陰と陽の字を含む地名がしばしばみられる。
日本では山陽・山陰が最も馴染み深いだろう。ご存知の通り中国山地の南が山陽であり、北が山陰となっている。
これを敷衍して陽=南、陰=北と一般化しているケースがあるようで、その場合中国の地理を読み解く上で不都合を生じる。

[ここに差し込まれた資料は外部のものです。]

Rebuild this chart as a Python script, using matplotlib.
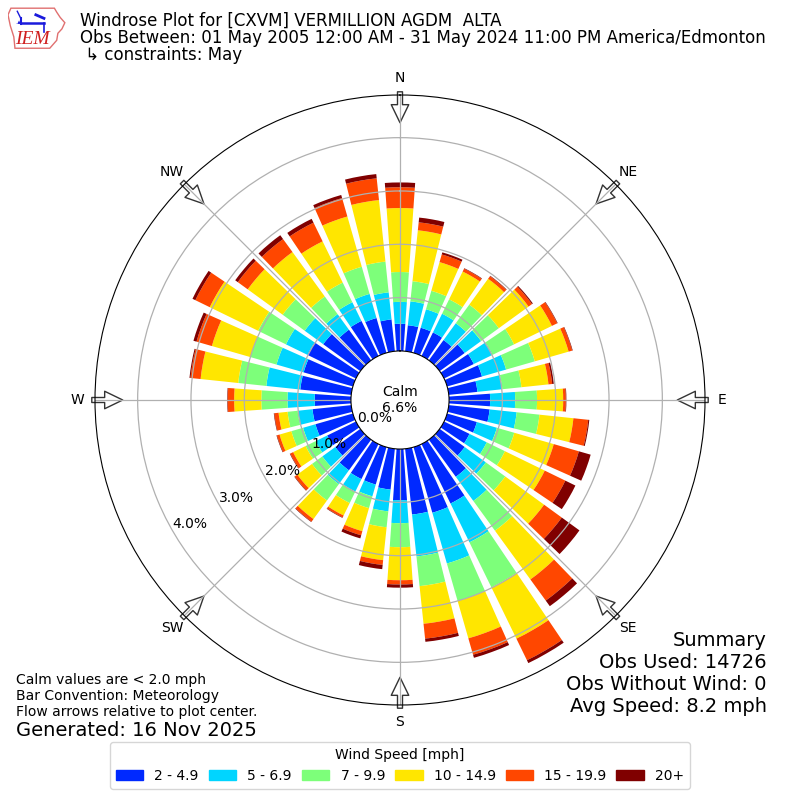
import numpy as np
import matplotlib
matplotlib.use("Agg")
import matplotlib.pyplot as plt
from matplotlib.patches import Rectangle, Polygon
from matplotlib.lines import Line2D

# ---------------- data (percent of observations) ----------------
directions = np.arange(0, 360, 10)
speed_bins = ["2 - 4.9", "5 - 6.9", "7 - 9.9", "10 - 14.9", "15 - 19.9", "20+"]

spd_2_5 = [0.51, 0.49, 0.49, 0.49, 0.47, 0.58, 0.62, 0.68, 0.54, 0.77, 0.77, 0.58,
           0.53, 0.58, 0.86, 1.24, 1.28, 1.24, 0.96, 0.77, 0.73, 0.73, 0.71, 0.58,
           0.60, 0.73, 0.73, 0.68, 0.96, 0.96, 1.01, 0.86, 0.71, 0.73, 0.68, 0.60]
spd_5_7 = [0.41, 0.45, 0.36, 0.39, 0.39, 0.38, 0.39, 0.47, 0.47, 0.47, 0.51, 0.39,
           0.36, 0.49, 0.56, 0.81, 0.99, 0.79, 0.43, 0.41, 0.23, 0.26, 0.32, 0.30,
           0.24, 0.24, 0.28, 0.51, 0.64, 0.53, 0.45, 0.43, 0.36, 0.39, 0.47, 0.51]
spd_7_10 = [0.56, 0.38, 0.36, 0.30, 0.43, 0.41, 0.45, 0.56, 0.36, 0.41, 0.43, 0.34,
            0.38, 0.45, 0.69, 0.94, 0.73, 0.56, 0.45, 0.30, 0.23, 0.24, 0.38, 0.24,
            0.21, 0.23, 0.19, 0.49, 0.53, 0.51, 0.58, 0.51, 0.41, 0.41, 0.53, 0.58]
spd_10_15 = [1.20, 0.96, 0.56, 0.58, 0.60, 0.69, 0.79, 0.66, 0.51, 0.49, 0.64, 0.77,
             0.83, 0.90, 1.13, 1.07, 0.73, 0.71, 0.62, 0.62, 0.45, 0.26, 0.43, 0.34,
             0.26, 0.23, 0.17, 0.51, 0.71, 0.75, 1.01, 0.81, 1.03, 0.86, 0.98, 1.16]
spd_15_20 = [0.39, 0.15, 0.15, 0.06, 0.06, 0.08, 0.11, 0.07, 0.07, 0.05, 0.28, 0.49,
             0.43, 0.41, 0.49, 0.45, 0.32, 0.28, 0.08, 0.09, 0.08, 0.04, 0.06, 0.06,
             0.06, 0.05, 0.08, 0.12, 0.19, 0.30, 0.30, 0.23, 0.30, 0.39, 0.36, 0.41]
spd_20p = [0.09, 0.09, 0.04, 0.01, 0.01, 0.02, 0.01, 0.01, 0.03, 0.01, 0.02, 0.23,
           0.21, 0.41, 0.13, 0.06, 0.06, 0.06, 0.06, 0.08, 0.06, 0.01, 0.01, 0.01,
           0.01, 0.01, 0.01, 0.01, 0.02, 0.06, 0.06, 0.06, 0.09, 0.08, 0.06, 0.08]
series = [spd_2_5, spd_5_7, spd_7_10, spd_10_15, spd_15_20, spd_20p]

calm_pct = 6.6
ring_values = [0, 1, 2, 3, 4]
compass_labels = ["N", "NE", "E", "SE", "S", "SW", "W", "NW"]
compass_deg = [0, 45, 90, 135, 180, 225, 270, 315]

# ---------------- figure ----------------
fig = plt.figure(figsize=(8, 8), dpi=100)
ax = fig.add_axes([0.11875, 0.11875, 0.7625, 0.7625], projection="polar")
ax.set_theta_zero_location("N")
ax.set_theta_direction(-1)

cmap = plt.get_cmap("jet")
colors = [cmap(v) for v in np.linspace(0, 1, 7)[1:]]

theta = np.deg2rad(directions)
width = np.deg2rad(8.0)
bottom = np.zeros(len(directions))
for vals, c, lab in zip(series, colors, speed_bins):
    vals = np.asarray(vals)
    ax.bar(theta, vals, width=width, bottom=bottom, color=c, label=lab,
           linewidth=0, align="center")
    bottom += vals

ax.set_rorigin(-0.92)
ax.set_ylim(0, 4.8)
ax.set_yticks(ring_values[1:])
ax.set_yticklabels([])
ax.set_xticks(np.deg2rad(compass_deg))
ax.set_xticklabels(compass_labels, fontsize=10)
ax.tick_params(axis="x", pad=2)
ax.grid(True, color="#b0b0b0", linewidth=0.9)

for rv in ring_values:
    ax.text(np.deg2rad(240), rv, f"{rv:.1f}%", ha="left", va="bottom",
            fontsize=10, zorder=6)

ax.text(0.5, 0.5, f"Calm\n{calm_pct:.1f}%", transform=ax.transAxes,
        ha="center", va="center", fontsize=10, zorder=6)

# flow arrows at the compass points
for d in compass_deg:
    th = np.deg2rad(d)
    ax.annotate("", xy=(th, 4.28), xytext=(th, 4.86), xycoords="data",
                textcoords="data", annotation_clip=False, zorder=1.2,
                arrowprops=dict(arrowstyle="simple,head_length=0.65,head_width=0.63,tail_width=0.18",
                                fc="white", ec="#333333", lw=1.0,
                                mutation_scale=20, shrinkA=0, shrinkB=0))

# ---------------- texts ----------------
fig.text(0.1, 1 - 26 / 800, "Windrose Plot for [CXVM] VERMILLION AGDM  ALTA",
         fontsize=12, va="baseline", ha="left")
fig.text(0.1, 1 - 43 / 800,
         "Obs Between: 01 May 2005 12:00 AM - 31 May 2024 11:00 PM America/Edmonton",
         fontsize=12, va="baseline", ha="left")
fig.text(0.1, 1 - 60 / 800, " \u21b3 constraints: May", fontsize=12,
         va="baseline", ha="left")

summary = ["Summary", "Obs Used: 14726", "Obs Without Wind: 0", "Avg Speed: 8.2 mph"]
for i, s in enumerate(summary):
    fig.text(767 / 800, 1 - (640 + 22 * i) / 800, s, fontsize=14,
             ha="right", va="center")

notes = ["Calm values are < 2.0 mph", "Bar Convention: Meteorology",
         "Flow arrows relative to plot center."]
for i, s in enumerate(notes):
    fig.text(16 / 800, 1 - (680 + 16 * i) / 800, s, fontsize=10,
             ha="left", va="center")
fig.text(16 / 800, 1 - 730 / 800, "Generated: 16 Nov 2025", fontsize=14,
         ha="left", va="center")

# legend
handles = [Rectangle((0, 0), 1, 1, color=c) for c in colors]
leg = fig.legend(handles, speed_bins, loc="center", bbox_to_anchor=(0.5, 1 - 765.5 / 800),
                 ncol=6, title="Wind Speed [mph]", fontsize=10, title_fontsize=10,
                 handlelength=2.0, handleheight=0.7, columnspacing=0.7,
                 frameon=True)

# ---------------- logo ----------------
lax = fig.add_axes([8 / 800, 1 - 50 / 800, 58 / 800, 44 / 800])
lax.set_xlim(0, 1)
lax.set_ylim(0, 1)
lax.axis("off")
iowa = [(0.05, 0.95), (0.80, 0.95), (0.84, 0.86), (0.90, 0.74), (0.98, 0.62),
        (0.93, 0.48), (0.86, 0.38), (0.84, 0.22), (0.76, 0.10), (0.72, 0.04),
        (0.12, 0.04), (0.10, 0.30), (0.04, 0.55), (0.0, 0.80)]
lax.add_patch(Polygon(iowa, closed=True, fill=False, ec="#e07070", lw=1.0))
lax.add_line(Line2D([0.22, 0.62], [0.62, 0.62], color="#1a1adc", lw=1.8))
lax.add_line(Line2D([0.22, 0.22], [0.58, 0.72], color="#1a1adc", lw=1.5))
lax.add_line(Line2D([0.16, 0.22], [0.88, 0.72], color="#1a1adc", lw=1.0))
lax.add_line(Line2D([0.48, 0.62], [0.80, 0.72], color="#1a1adc", lw=2.0))
lax.add_line(Line2D([0.62, 0.62], [0.62, 0.42], color="#1a1adc", lw=1.2))
lax.text(0.12, 0.58, ".\u25b4", color="#1a1adc", fontsize=5)
lax.text(0.42, 0.24, "IEM", color="#d02020", fontsize=14, family="Liberation Serif",
         style="italic", ha="center", va="center")

fig.savefig("out.png", dpi=100)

川の場合、山とは逆に陽=北、陰=南となるからである。これは実際の地形をイメージすると分かりやすいように思う。
山山山山山山山山山山 北
山山山山山山山山山山
可住地①
川川川川川川川川川川
川川川川川川川川川川
可住地②
山山山山山山山山山山
山山山山山山山山山山 南
このような地形を想定すると、山や斜面に遮られて日照を受けにくい可住地②が陰で、日照を受けやすい可住地①が陽であると、すんなり理解できる。
洛水(黄河支流の1つ)の北だから洛陽(河南省洛陽市)、襄水(漢水の別名、漢中盆地から長江に注ぐ)の北だから襄陽(湖北省襄陽市)なのである。
魏晋南北朝において、陰と陽の扱いを間違えると解釈が大きく変わるのは北魏で起こった河陰の変である。
爾朱栄のいる山西から北魏の首都洛陽に向かう際、主要な障壁となるのは太行山脈と黄河である。太行山脈は既に突破され、黄河も突破されつつあった。追い込まれた北魏の霊太后胡氏らは爾朱栄に白旗をあげたが、爾朱栄は主要な者達を河陰に呼びつけた上で誅殺した。
ここで河陰を黄河の北と読むと、北魏首脳部の切迫感が希薄化してしまう。